Yvette Gosselin et Rosaire Lemieux, 75 ans

Palmarolle

« Quand tu te fais brasser dans la vie, ça te donne un front de bœuf » -Yvette Gosselin

30 juin 1963, publication des bans pour le mariage de la passionnée Yvette Gosselin et du très débrouillard Rosaire Lemieux. « Est-ce que quelqu’un a des objections au mariage de Yvette et Rosaire, ou encore qu’il ne se taise à jamais. » En cette journée anormalement chaude et humide, les oiseaux volent bas. Il y a quelque chose d’étrange dans l’air, mais les futurs époux qui comptent se marier dans 4 jours n’y voient rien. Ils viennent de signer l’achat de la ferme laitière paternelle de monsieur Lemieux et s’enlignent pour l’île Nepawa, avant de revenir dans le fameux Rg 7 de Palmarolle, juste avant qu’il ne devienne mythique. La seule qui a répondu au curé par une objection au mariage, ce fut Dame Nature. Du haut du ciel, allez savoir pourquoi, elle a poussé un front froid et un système dépressionnaire qui a culminé par un des rares ouragans meurtriers de grande puissance dans la région. De la frontière de l’Ontario près de La Reine, puis Mancebourg, mais surtout Palmarolle et une part de Ste-Germaine, l’ouragan passa d’ouest en est dans un sillon tragique et destructeur. À 19 heures précises, dans le rang 7, comme huit autres agriculteurs, Rosaire et son père viennent de finir la traite laitière et sortent de l’étable pour aller vers la maison. Les bêtes s’affolent et tous voient venir un mur noir teinté de gris de pluie qui fonce vers eux avec une vitesse de guépard. Entre les deux bâtiments, un voisin tient ses deux jeunes enfants par la main et lorsque le vent arrive de Mancebourg et de La Reine, chargé de pluie, de terre et de débris, il sent ses jeunes enfants décoller du sol. Il les retient avec lui par la main jusqu’à l’intérieur. L’électricité est coupée aussitôt… il n’y a plus aucun poteau de téléphone debout et le transformateur va s’échoir au bout du champ. Toutes les granges lèvent et la plupart font un voyage maléfique et ténébreux à des centaines de mètres de là pour finalement s’écraser sur les champs dépeignés. Aubin, Lemieux, Couture, Fortier, Laflamme. Personne n’est épargné et l’eau entre en masse par les fissures des tours de fenêtres des maisons lorsqu’elles ne brisent pas en mille morceaux. Les vaches beuglent. L’ouragan a duré 3 longues minutes. 180 secondes d’horreur au cours desquelles un jeune agriculteur de Ste-Germaine est mort, supposément écrasé par sa grange.

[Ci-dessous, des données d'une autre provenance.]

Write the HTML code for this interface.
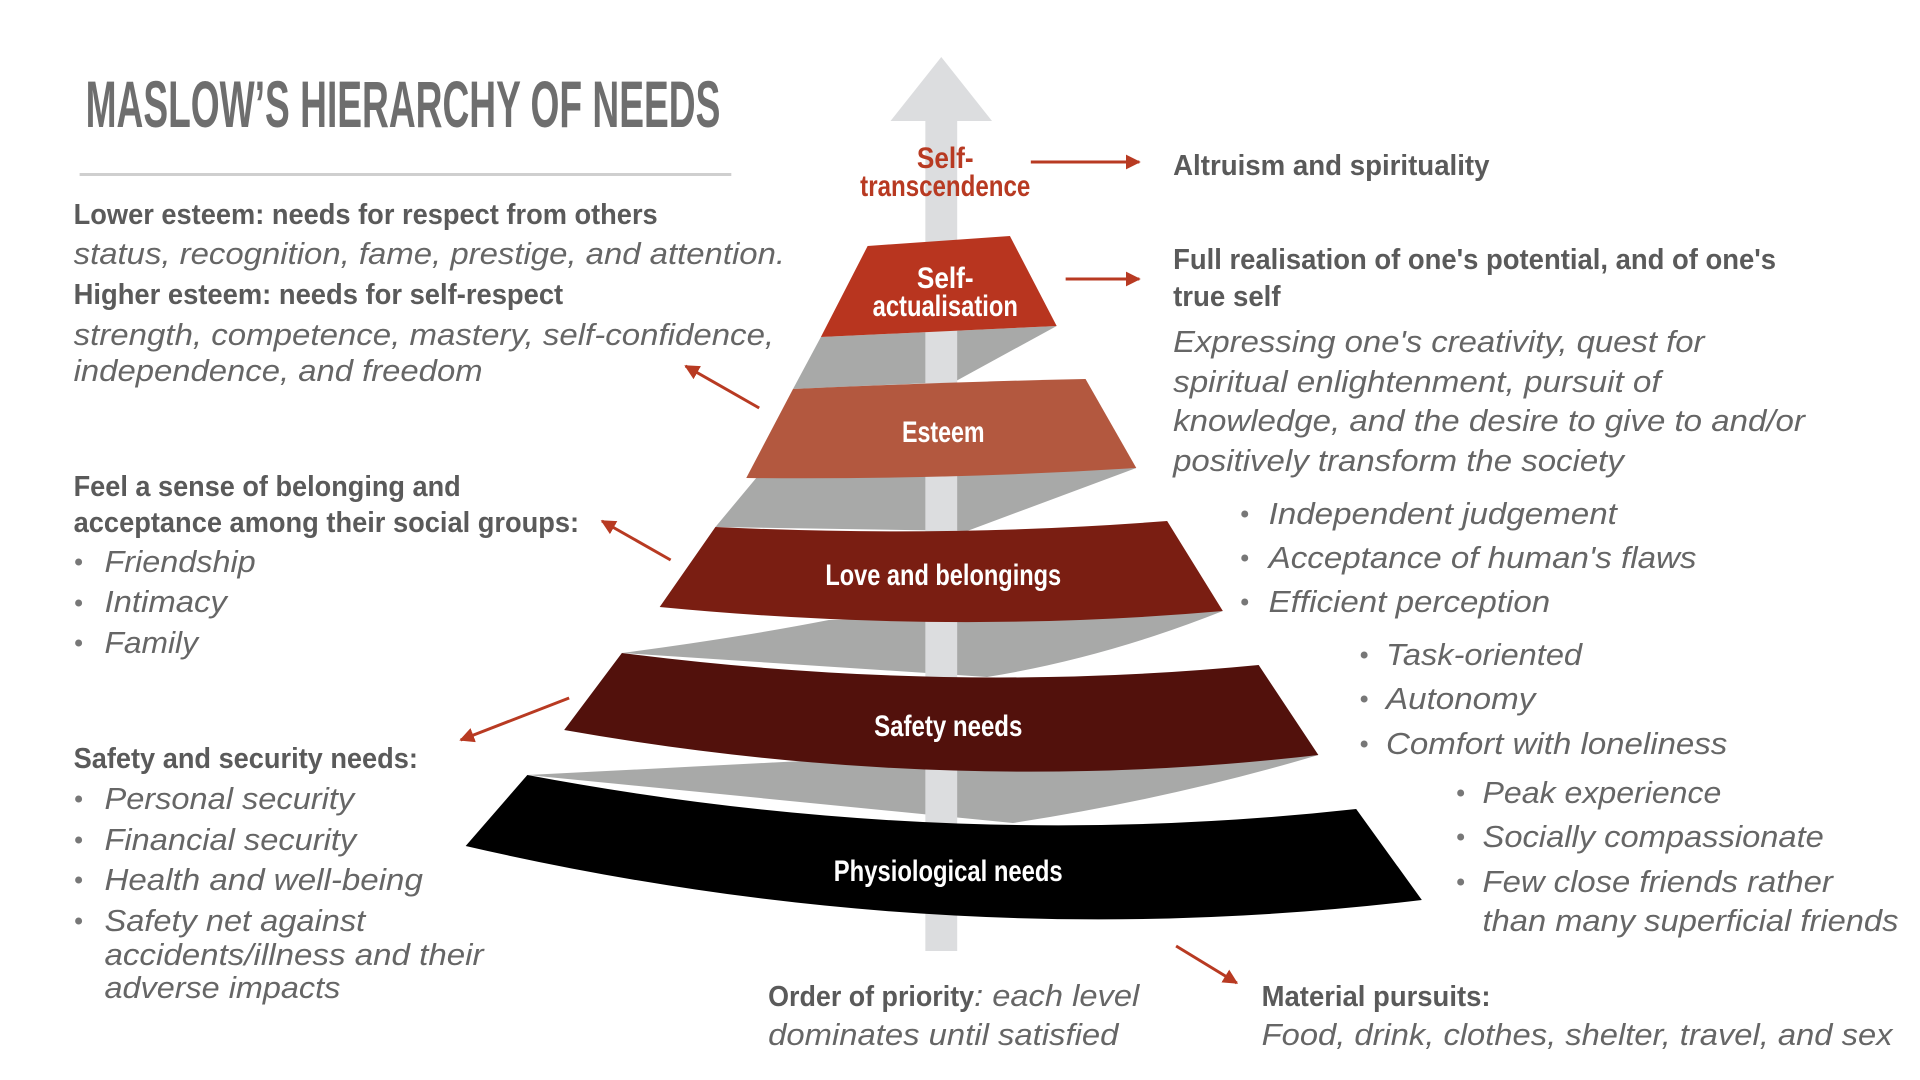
<!DOCTYPE html>
<html><head><meta charset="utf-8"><style>
html,body{margin:0;padding:0;background:#fff;}
svg{display:block;}
.b{font-family:"Liberation Sans Narrow","Liberation Sans",sans-serif;font-weight:bold;fill:#5a5a5a;font-size:29px;}
.i{font-family:"Liberation Sans",sans-serif;font-style:italic;fill:#666;font-size:31px;}
.w{font-family:"Liberation Sans Narrow","Liberation Sans",sans-serif;font-weight:bold;fill:#fff;font-size:30px;}
.d{fill:#777;}
</style></head><body>
<svg width="1920" height="1080" viewBox="0 0 1920 1080" xmlns="http://www.w3.org/2000/svg">
<defs>
<marker id="ah" viewBox="0 0 10 10" refX="9" refY="5" markerWidth="5" markerHeight="5" orient="auto" markerUnits="strokeWidth">
<path d="M0,0 L10,5 L0,10 z" fill="#b83a22"/></marker>
</defs>
<g transform="translate(0,-2) scale(0.995,1)">
<!-- title -->
<text x="86" y="129" font-family="Liberation Sans Narrow, Liberation Sans, sans-serif" font-weight="bold" font-size="66" fill="#6e6e6e" textLength="638" lengthAdjust="spacingAndGlyphs">MASLOW’S HIERARCHY OF NEEDS</text>
<rect x="80" y="175" width="655" height="3" fill="#cfcfcf"/>

<!-- gray ribbons -->
<g fill="#a8a9a8">
<polygon points="825,339 1062,328 959,384 797,391"/>
<path d="M760,480 L1142,470 L972,533 L719,529 Z"/>
<path d="M833,622 L1229,613 Q1110,660 992,679 L625,655 Q740,640 833,622 Z"/>
<path d="M807,763 L1325,757 Q1180,800 1018,825 L530,777 Q670,770 807,763 Z"/>
</g>
<!-- arrow -->
<rect x="930" y="115" width="32" height="838" fill="#dcdddf"/>
<polygon points="946,59 997,123 895,123" fill="#dcdddf"/>

<!-- layers -->
<polygon points="872,248 1015,238 1062,328 825,339" fill="#b8351f"/>
<path d="M797,391 Q950,384 1091,381 L1142,470 Q950,482 750,480 Z" fill="#b3583f"/>
<path d="M719,529 Q954,540 1173,523 L1229,613 Q954,637 663,609 Z" fill="#7a1e12"/>
<path d="M625,655 Q955,697 1265,667 L1325,757 Q954,800 567,732 Z" fill="#52110c"/>
<path d="M530,777 Q953,856 1363,811 L1429,902 Q951,959 468,848 Z" fill="#000"/>

<!-- layer labels -->
<text class="w" x="950" y="170" text-anchor="middle" style="fill:#b83a22" textLength="57" lengthAdjust="spacingAndGlyphs">Self-</text>
<text class="w" x="950" y="198" text-anchor="middle" style="fill:#b83a22" textLength="171" lengthAdjust="spacingAndGlyphs">transcendence</text>
<text class="w" x="950" y="290" text-anchor="middle" textLength="57" lengthAdjust="spacingAndGlyphs">Self-</text>
<text class="w" x="950" y="318" text-anchor="middle" textLength="146" lengthAdjust="spacingAndGlyphs">actualisation</text>
<text class="w" x="948" y="444" text-anchor="middle" textLength="83" lengthAdjust="spacingAndGlyphs">Esteem</text>
<text class="w" x="948" y="587" text-anchor="middle" textLength="237" lengthAdjust="spacingAndGlyphs">Love and belongings</text>
<text class="w" x="953" y="738" text-anchor="middle" textLength="149" lengthAdjust="spacingAndGlyphs">Safety needs</text>
<text class="w" x="953" y="883" text-anchor="middle" textLength="230" lengthAdjust="spacingAndGlyphs">Physiological needs</text>

<!-- red arrows -->
<g stroke="#b83a22" stroke-width="3" fill="none" marker-end="url(#ah)">
<line x1="1036" y1="164" x2="1145" y2="164"/>
<line x1="1071" y1="281" x2="1145" y2="281"/>
<line x1="763" y1="410" x2="689" y2="368"/>
<line x1="674" y1="562" x2="605" y2="523"/>
<line x1="572" y1="700" x2="463" y2="742"/>
<line x1="1182" y1="948" x2="1243" y2="985"/>
</g>

<!-- left texts -->
<text class="b" x="74" y="226" textLength="587" lengthAdjust="spacingAndGlyphs">Lower esteem: needs for respect from others</text>
<text class="i" x="74" y="266" textLength="715" lengthAdjust="spacingAndGlyphs">status, recognition, fame, prestige, and attention.</text>
<text class="b" x="74" y="306" textLength="492" lengthAdjust="spacingAndGlyphs">Higher esteem: needs for self-respect</text>
<text class="i" x="74" y="347" textLength="704" lengthAdjust="spacingAndGlyphs">strength, competence, mastery, self-confidence,</text>
<text class="i" x="74" y="383" textLength="411" lengthAdjust="spacingAndGlyphs">independence, and freedom</text>

<text class="b" x="74" y="498" textLength="389" lengthAdjust="spacingAndGlyphs">Feel a sense of belonging and</text>
<text class="b" x="74" y="534" textLength="508" lengthAdjust="spacingAndGlyphs">acceptance among their social groups:</text>
<g class="d"><circle cx="79" cy="564" r="3.5"/><circle cx="79" cy="605" r="3.5"/><circle cx="79" cy="645" r="3.5"/></g>
<text class="i" x="105" y="574" textLength="152" lengthAdjust="spacingAndGlyphs">Friendship</text>
<text class="i" x="105" y="614" textLength="123" lengthAdjust="spacingAndGlyphs">Intimacy</text>
<text class="i" x="105" y="655" textLength="94" lengthAdjust="spacingAndGlyphs">Family</text>

<text class="b" x="74" y="770" textLength="346" lengthAdjust="spacingAndGlyphs">Safety and security needs:</text>
<g class="d"><circle cx="79" cy="801" r="3.5"/><circle cx="79" cy="842" r="3.5"/><circle cx="79" cy="882" r="3.5"/><circle cx="79" cy="923" r="3.5"/></g>
<text class="i" x="105" y="811" textLength="251" lengthAdjust="spacingAndGlyphs">Personal security</text>
<text class="i" x="105" y="852" textLength="253" lengthAdjust="spacingAndGlyphs">Financial security</text>
<text class="i" x="105" y="892" textLength="320" lengthAdjust="spacingAndGlyphs">Health and well-being</text>
<text class="i" x="105" y="933" textLength="262" lengthAdjust="spacingAndGlyphs">Safety net against</text>
<text class="i" x="105" y="967" textLength="381" lengthAdjust="spacingAndGlyphs">accidents/illness and their</text>
<text class="i" x="105" y="1000" textLength="237" lengthAdjust="spacingAndGlyphs">adverse impacts</text>

<!-- right texts -->
<text class="b" x="1179" y="177" textLength="318" lengthAdjust="spacingAndGlyphs">Altruism and spirituality</text>
<text class="b" x="1179" y="271" textLength="606" lengthAdjust="spacingAndGlyphs">Full realisation of one's potential, and of one's</text>
<text class="b" x="1179" y="308" textLength="108" lengthAdjust="spacingAndGlyphs">true self</text>
<text class="i" x="1179" y="354" textLength="534" lengthAdjust="spacingAndGlyphs">Expressing one's creativity, quest for</text>
<text class="i" x="1179" y="394" textLength="490" lengthAdjust="spacingAndGlyphs">spiritual enlightenment, pursuit of</text>
<text class="i" x="1179" y="433" textLength="635" lengthAdjust="spacingAndGlyphs">knowledge, and the desire to give to and/or</text>
<text class="i" x="1179" y="473" textLength="453" lengthAdjust="spacingAndGlyphs">positively transform the society</text>

<g class="d"><circle cx="1251" cy="516" r="3.5"/><circle cx="1251" cy="560" r="3.5"/><circle cx="1251" cy="604" r="3.5"/>
<circle cx="1371" cy="657" r="3.5"/><circle cx="1371" cy="701" r="3.5"/><circle cx="1371" cy="746" r="3.5"/>
<circle cx="1468" cy="795" r="3.5"/><circle cx="1468" cy="839" r="3.5"/><circle cx="1468" cy="884" r="3.5"/></g>
<text class="i" x="1275" y="526" textLength="350" lengthAdjust="spacingAndGlyphs">Independent judgement</text>
<text class="i" x="1275" y="570" textLength="430" lengthAdjust="spacingAndGlyphs">Acceptance of human's flaws</text>
<text class="i" x="1275" y="614" textLength="283" lengthAdjust="spacingAndGlyphs">Efficient perception</text>
<text class="i" x="1393" y="667" textLength="197" lengthAdjust="spacingAndGlyphs">Task-oriented</text>
<text class="i" x="1393" y="711" textLength="150" lengthAdjust="spacingAndGlyphs">Autonomy</text>
<text class="i" x="1393" y="756" textLength="343" lengthAdjust="spacingAndGlyphs">Comfort with loneliness</text>
<text class="i" x="1490" y="805" textLength="240" lengthAdjust="spacingAndGlyphs">Peak experience</text>
<text class="i" x="1490" y="849" textLength="343" lengthAdjust="spacingAndGlyphs">Socially compassionate</text>
<text class="i" x="1490" y="894" textLength="352" lengthAdjust="spacingAndGlyphs">Few close friends rather</text>
<text class="i" x="1490" y="933" textLength="418" lengthAdjust="spacingAndGlyphs">than many superficial friends</text>

<!-- bottom -->
<text class="b" x="772" y="1008" textLength="207" lengthAdjust="spacingAndGlyphs">Order of priority</text>
<text class="i" x="979" y="1008" textLength="166" lengthAdjust="spacingAndGlyphs">: each level</text>
<text class="i" x="772" y="1047" textLength="352" lengthAdjust="spacingAndGlyphs">dominates until satisfied</text>
<text class="b" x="1268" y="1008" textLength="230" lengthAdjust="spacingAndGlyphs">Material pursuits:</text>
<text class="i" x="1268" y="1047" textLength="634" lengthAdjust="spacingAndGlyphs">Food, drink, clothes, shelter, travel, and sex</text>
</g>
</svg>
</body></html>
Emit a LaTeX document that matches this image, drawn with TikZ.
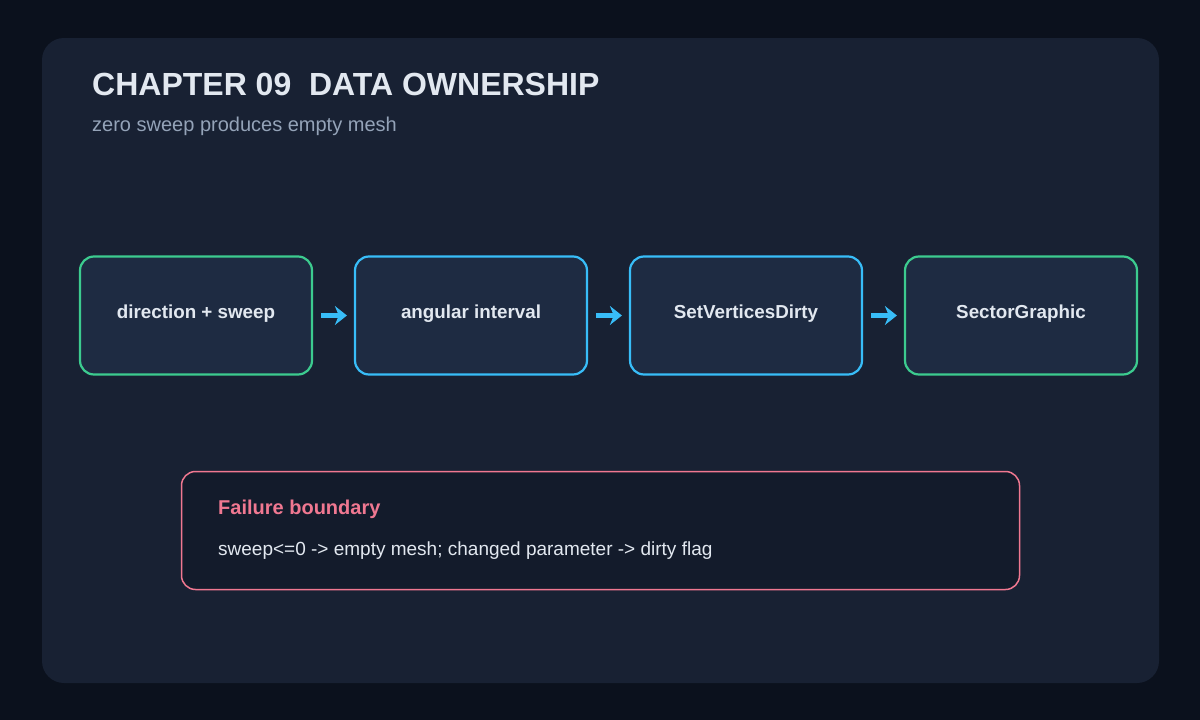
\documentclass[tikz,border=0pt]{standalone}
\usepackage{fontspec}
\setmainfont{Liberation Sans}
\usetikzlibrary{arrows.meta}
\definecolor{bgc}{HTML}{0B111D}
\definecolor{panel}{HTML}{182133}
\definecolor{boxfill}{HTML}{1E2B42}
\definecolor{failfill}{HTML}{131B2B}
\definecolor{greenc}{HTML}{3CCB8F}
\definecolor{bluec}{HTML}{38BDF8}
\definecolor{pinkc}{HTML}{F07891}
\definecolor{txt}{HTML}{E2E8F0}
\definecolor{sub}{HTML}{94A3B8}
\tikzset{
  stepbox/.style={draw=#1, line width=2.2pt, fill=boxfill, rounded corners=14pt,
    minimum width=232pt, minimum height=118pt, inner sep=0pt,
    text height=13.5pt, text depth=8pt,
    text=txt, font=\fontsize{18.8}{22}\selectfont\bfseries},
  flow/.style={-{Stealth[length=12pt,width=19pt]}, line width=4.5pt, draw=bluec, shorten <=8pt, shorten >=7pt},
}
\begin{document}
\begin{tikzpicture}[x=1pt,y=-1pt]
\useasboundingbox (0,0) rectangle (1200,720);
\fill[bgc] (0,0) rectangle (1200,720);
\fill[panel, rounded corners=22pt] (42,38) rectangle (1159,683);
\node[anchor=base west, text=txt, font=\fontsize{32}{38}\selectfont\bfseries, inner sep=0pt] (title) at (92,95) {CHAPTER 09\ \ DATA OWNERSHIP};
\node[anchor=base west, text=sub, font=\fontsize{20}{24}\selectfont, inner sep=0pt] (subtitle) at (92,131) {zero sweep produces empty mesh};
\node[stepbox=greenc] (n1) at (196,315.5) {direction + sweep};
\node[stepbox=bluec] (n2) at (471,315.5) {angular interval};
\node[stepbox=bluec] (n3) at (746,315.5) {SetVerticesDirty};
\node[stepbox=greenc] (n4) at (1021,315.5) {SectorGraphic};
\draw[flow] (n1) -- (n2);
\draw[flow] (n2) -- (n3);
\draw[flow] (n3) -- (n4);
\node[draw=pinkc, line width=1.5pt, fill=failfill, rounded corners=14pt, minimum width=838pt, minimum height=118pt, inner sep=0pt] (fail) at (600.5,530.5) {};
\node[anchor=base west, text=pinkc, font=\fontsize{20}{24}\selectfont\bfseries, inner sep=0pt] (failtitle) at (218,514) {Failure boundary};
\node[anchor=base west, text=txt, font=\fontsize{19}{23}\selectfont, inner sep=0pt] (failbody) at (218,555) {sweep<=0 -> empty mesh; changed parameter -> dirty flag};
\end{tikzpicture}
\end{document}
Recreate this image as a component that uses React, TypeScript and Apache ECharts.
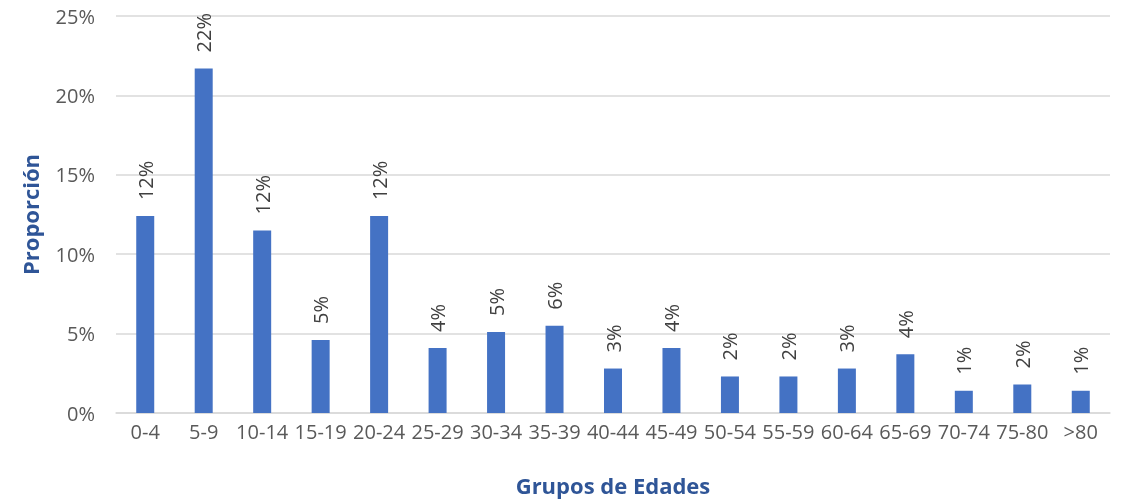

Tous s’entendent pour dire que le seul dans les années 60 qui aurait pu déplacer des granges avec autant de rapidité et d’efficacité qu’un ouragan est sans contredit Charlie Gobeil de La Sarre, un « mouveur » professionnel de maison avec des techniques de génie qui rendaient jaloux même des entrepreneurs de Mirabel.

Le hic pour les Lemieux, c’est que toute la parenté arrive pour le mariage. Dans le rang 7, on manque d’électricité durant 5 jours et la mère des Lemieux sauve la donne en remettant en service son vieux poêle à bois pour faire les recettes.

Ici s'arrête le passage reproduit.